Regulators have stated that they are willing to welcome companies with “genuine operations and genuine business practices,” which may include having an office or recruiting employees in Hong Kong.
Hong Kong launched its Virtual Asset Trading Platform (VATP) handbook at the beginning of the month in an effort to promote itself as a centre for the cryptocurrency industry. The Securities and Futures Commission (SFC), which will also oversee all licensing, has laid down the rules for cryptocurrency businesses wishing to operate in the nation.
The instructions have now been translated and published by Wu Blockchain, with commentary on them from Chris Lee, the founder of TKX Capital, and Gilbert Ng, an attorney in the High Court of the Hong Kong Special Administrative Region.
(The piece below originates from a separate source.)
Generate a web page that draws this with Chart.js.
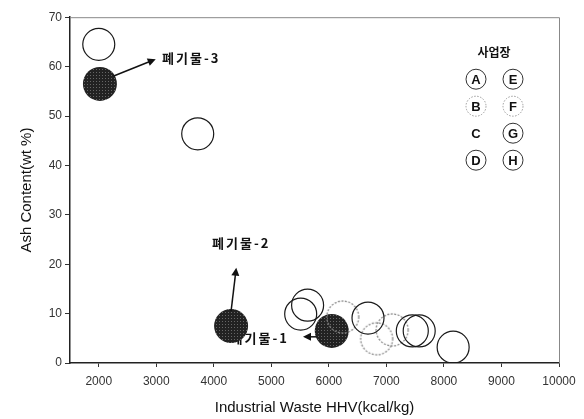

“Transitional agreements” are designed to give crypto companies doing business in the country a one-year trial term. If everything checks out, the companies can then submit an application for a business license in 2024.
The translated document states that businesses will be permitted to function provided the SFC finds they have “genuine operations and genuine business practices.” This only applies to trading platforms for non-securities, according to the document.
What do “genuine operations and genuine business practices” mean? The SFC has decided on a number of things, such as whether the platform is based in Hong Kong, whether it is managed and run by local employees if it has an office there, and a number of other parameters.
The rules in Hong Kong aim to place more accountability on operators, or the people in charge of running crypto exchanges. It proves that “regulated individuals” like directors, accountable officials, and managers are present.
These people must pass a “fit and proper” test in accordance with the recently adopted rules and regulations. Officers of cryptocurrency firms will be required to demonstrate relevant experience in regulated contexts, even if such experience was gained abroad.
According to the handbook, companies which “actively market to Hong Kong residents” are subject to regulation. Additionally, there are guidelines which decide whether a business needs an SFC license, such as whether it has an in-depth marketing plan focused on the city’s retail investors or whether trading in Hong Kong dollars is permitted.
After the dismal and disappointing performances of some cryptocurrency companies this year, it seems Hong Kong’s regulators are adopting such a firm stance on corporate responsibility.
Additionally, Hong Kong is working to establish the regulatory environment that will draw global digital asset companies despite its closeness to the notoriously anti-crypto China.